The term ‘freedom of expression’ is bandied about so much that we often forget that it is not a political slogan, often abused by various politicians at rallies or in parliament to harass their opponents. It is also used to stifle thoughts or words that do not fit the ‘ultra-right’ platforms that have been normalised in the leading Western countries. Radicalism is no longer the purview of ‘others’.
As a writer living in the English-speaking Caribbean island country of Antigua and Barbuda, I am not immune to the shackling of voices—it took a Privy Council decision in the 1990s to allow for the opening up of our media and the emergence of an ‘independent’ press, because of political broadsheets favouring one side more than the other, with glaring headlines and short stories to suit a population that has been told that they ‘are not a reading public’ (attributed to the country’s father of the nation). One very popular media house coined the phrase ‘Talk as me like’, and the people haven’t stopped talking about what they think, hear or feel. Sadly, this ‘freedom of expression’ does not come with responsibility and has led to social media spats.
The shackling of voices also includes the silence around issues of sexuality and gender—in this small space, we see and know people from the LGBTQIA+ community, yet this fact is treated as an open secret, and acknowledgement of the community is met with righteous indignation and homophobic slurs; we are African and independent or British, colonial and Christian, depending on the issue we wish to condone or condemn. Even those who parade as allies still propagate language and tropes that are far removed from the present day. We ignore that these issues are discussed amongst the young in safe spaces, and occasionally, they challenge us elders. There lies the hope that the coming generations will be more courageous and will stand in their full ‘freedom of expression’—challenging, listening, discussing what it truly means to be an independent country in the 21st century.

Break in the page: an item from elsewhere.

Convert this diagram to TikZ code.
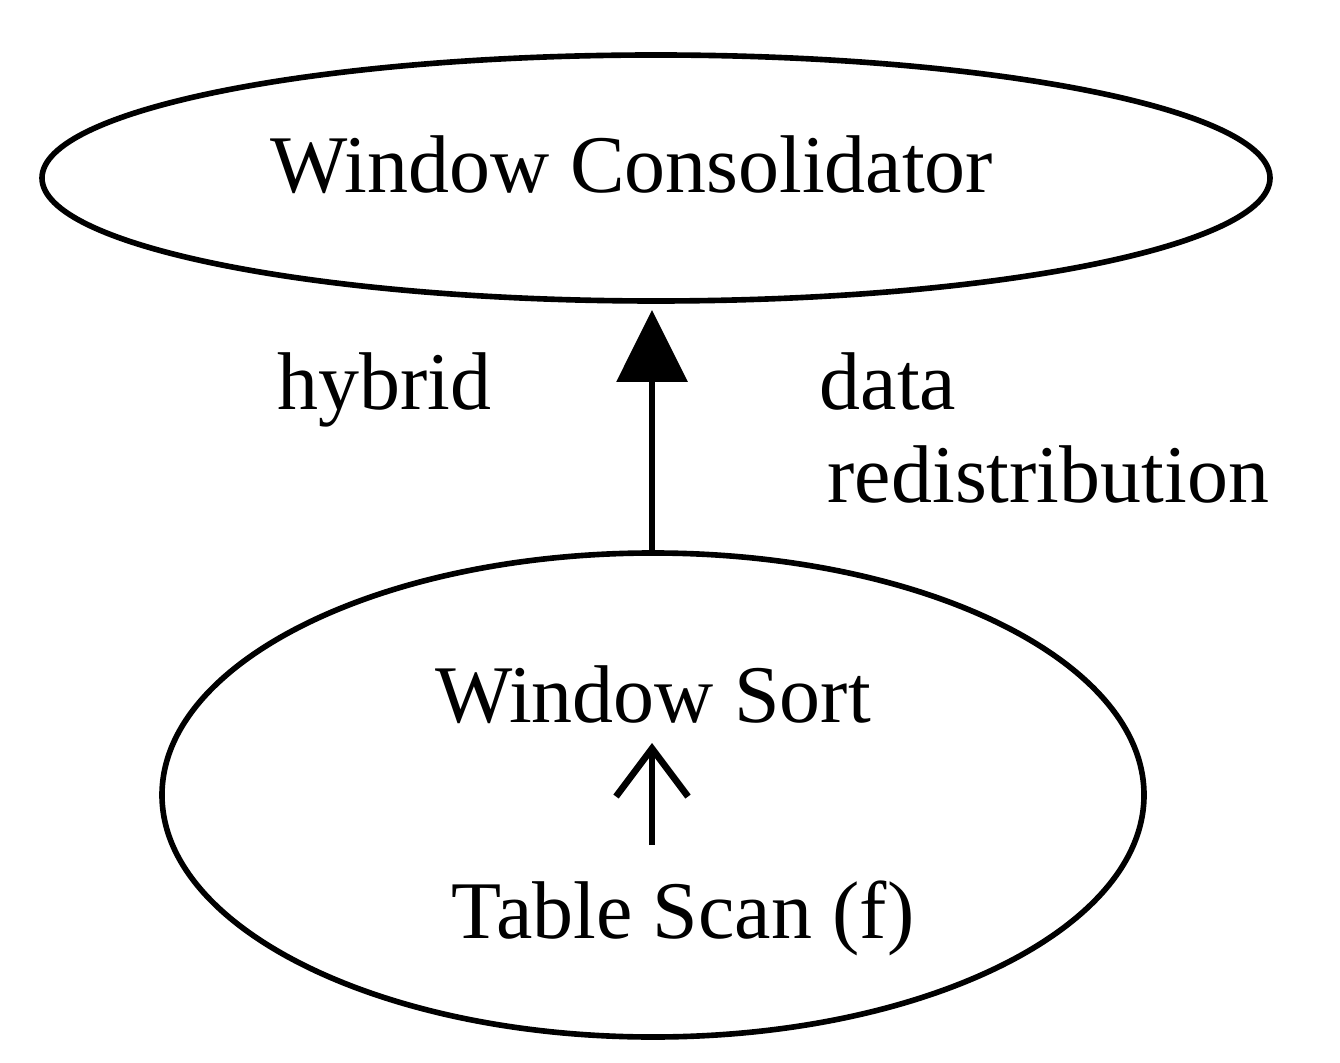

The writers featured in this edition of adda live far apart, yet they share with us the uniqueness of their voices, without apology; stories that unite us as they share the common thread of owning their story. The beauty of storytelling is that it speaks to us as humans—people, no labels—as we all carry stories that we would like to share.
I am a child of immigrants from the then British West Indies, who went to the ‘mother country’ as a teenager with a five-year dream to settle. Many like me settled in homes where we were free to be West Indians—Antiguan homes behind painted front doors and hand-stitched lace curtains, changed every Easter and Christmas. We ate home food long before we learnt the term ‘soul food’—it took a bus journey and the arrival of the ‘Indian man shop’ for us to eat as we did. In our home, we were free to listen to old stories and new music—ska, blue beat, rock steady and American blues and soul with a little Elvis (my mother was free to love this white blues singer). We were free to be punished and churched in West Indian style.
But we were not free to question how we were treated or what we were taught outside our homes.
We were not free to be West Indian in school. We ate the food given to us—suet puddings, thin slices of meat with bland mashed potatoes, custard for every afters, and prunes, sponge cakes and crumbles. We played kiss chase, acted out scenes from our favourite shows (Lost in Space and Land of the Giants). We picked blackberries and tart, crunchy apples…
In secondary school we were not free to be Black and British; we were treated as newcomers—asked questions about where we came from. We had to digest their disbelief as we replied ‘here’. Trying to find a country on the world map that did not name the places we knew were the West Indies. We were not free to express ourselves when we refused to run on the track during the summer exam months. We were aware though that we were freed to excel in sports and not excel academically. When at college we watched a film that depicted us, and people who looked like us, as property, as stereotypes or characters with no real feelings or lives, with an illusion of being ‘free’, and we freely expressed our disgust, we were met with ‘it’s only a film’.
It took running away from the land where I grew up to the land of my parents’ birth to feel free to claim all of me—Black, British, Woman, Caribbean, to feel free to grow into my own freedom of expression through the pen of a journalist and then of a writer—no longer explaining or apologising for being me.
These courageous writers ask questions and hold a microscope over society—showing us that being ‘other’ is often a label created by those who wish to control our freedom of expression, from how we wear our hair to what we should remember and what we will become. These writers remind us that in order to be fully free, we have to ask the difficult questions and make people see us—all of us. They also remind us that with great freedom of expression comes great responsibility to challenge, inspire and create spaces like this so that many other voices can be heard.